The third factor is wind. Everybody knows that wind actually makes you feel colder, especially since the discovery of the wind-chill factor in the mid-1970s, for which weatherman Al Roker won the Nobel Prize for Physics.

So all three of these factors go a long way toward explaining how I spent the entire day Sunday at the Langlauf Cross-Country Ski Race on Mount Spokane, with temperatures in the 20s, and never once got cold. The sun was out, the air was calm and my heart was pounding due to numerous inconvenient uphills.

It also explains why the coldest I have ever been in my life was at a Wyoming high school football game, at night, with a brisk breeze, with a temperature in the mid-40s. This also involved a fourth factor: aluminum bleachers. People can turn to ice from sitting on them.

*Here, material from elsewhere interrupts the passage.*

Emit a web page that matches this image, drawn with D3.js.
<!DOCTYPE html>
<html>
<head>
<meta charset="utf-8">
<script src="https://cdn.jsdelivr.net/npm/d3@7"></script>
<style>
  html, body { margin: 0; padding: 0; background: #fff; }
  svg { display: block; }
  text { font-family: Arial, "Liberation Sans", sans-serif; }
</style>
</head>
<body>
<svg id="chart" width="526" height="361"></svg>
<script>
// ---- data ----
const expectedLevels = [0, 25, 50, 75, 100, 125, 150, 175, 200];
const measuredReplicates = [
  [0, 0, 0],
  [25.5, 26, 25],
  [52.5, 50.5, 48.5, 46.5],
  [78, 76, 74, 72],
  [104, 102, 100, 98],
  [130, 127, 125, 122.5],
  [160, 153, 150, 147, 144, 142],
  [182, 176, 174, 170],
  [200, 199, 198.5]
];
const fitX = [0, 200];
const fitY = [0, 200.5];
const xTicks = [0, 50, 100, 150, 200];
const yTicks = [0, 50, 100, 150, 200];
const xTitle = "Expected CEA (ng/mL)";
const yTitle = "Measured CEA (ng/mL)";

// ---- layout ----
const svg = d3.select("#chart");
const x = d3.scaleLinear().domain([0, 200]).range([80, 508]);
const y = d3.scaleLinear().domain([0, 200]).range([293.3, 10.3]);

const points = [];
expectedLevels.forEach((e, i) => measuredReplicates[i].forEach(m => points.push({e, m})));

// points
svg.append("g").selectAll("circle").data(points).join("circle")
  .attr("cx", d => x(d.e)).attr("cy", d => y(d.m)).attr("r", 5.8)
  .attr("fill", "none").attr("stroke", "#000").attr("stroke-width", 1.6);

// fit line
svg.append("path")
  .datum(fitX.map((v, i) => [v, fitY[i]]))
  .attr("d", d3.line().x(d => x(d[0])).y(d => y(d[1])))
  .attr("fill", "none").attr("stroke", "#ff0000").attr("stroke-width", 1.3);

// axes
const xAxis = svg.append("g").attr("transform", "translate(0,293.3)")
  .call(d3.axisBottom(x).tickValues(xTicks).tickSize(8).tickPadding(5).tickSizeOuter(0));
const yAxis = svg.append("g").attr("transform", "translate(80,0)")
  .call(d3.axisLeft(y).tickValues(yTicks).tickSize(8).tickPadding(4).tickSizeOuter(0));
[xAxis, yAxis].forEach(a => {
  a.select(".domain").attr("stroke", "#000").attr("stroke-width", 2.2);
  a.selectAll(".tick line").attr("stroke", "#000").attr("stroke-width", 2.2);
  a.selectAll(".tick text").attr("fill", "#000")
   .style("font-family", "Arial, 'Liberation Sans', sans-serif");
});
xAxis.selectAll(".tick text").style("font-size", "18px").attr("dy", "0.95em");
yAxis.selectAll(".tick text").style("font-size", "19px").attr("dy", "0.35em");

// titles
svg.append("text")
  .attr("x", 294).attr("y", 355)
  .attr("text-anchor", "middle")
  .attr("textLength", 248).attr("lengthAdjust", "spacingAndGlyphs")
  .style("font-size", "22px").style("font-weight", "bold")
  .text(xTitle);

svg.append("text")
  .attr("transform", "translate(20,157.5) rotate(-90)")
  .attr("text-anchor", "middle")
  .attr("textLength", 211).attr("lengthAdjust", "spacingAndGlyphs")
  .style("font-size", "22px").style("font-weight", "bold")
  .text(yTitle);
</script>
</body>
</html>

That reminds me, there’s also a fifth factor: aluminum boats. Every other time I have been the coldest-I-have-ever-been- in-my-life, it has involved steelhead fishing, an activity which involves both aluminum boats and a sixth crucial factor, lots of water.

So, by now I hope you get the idea. Temperature is relative. This explains why, even at 67 degrees, a person can have hypothermic hallucinations in which he believes he is (1) Mr. Weather Wizard, and (2) a person whose Avista bill will be under $400.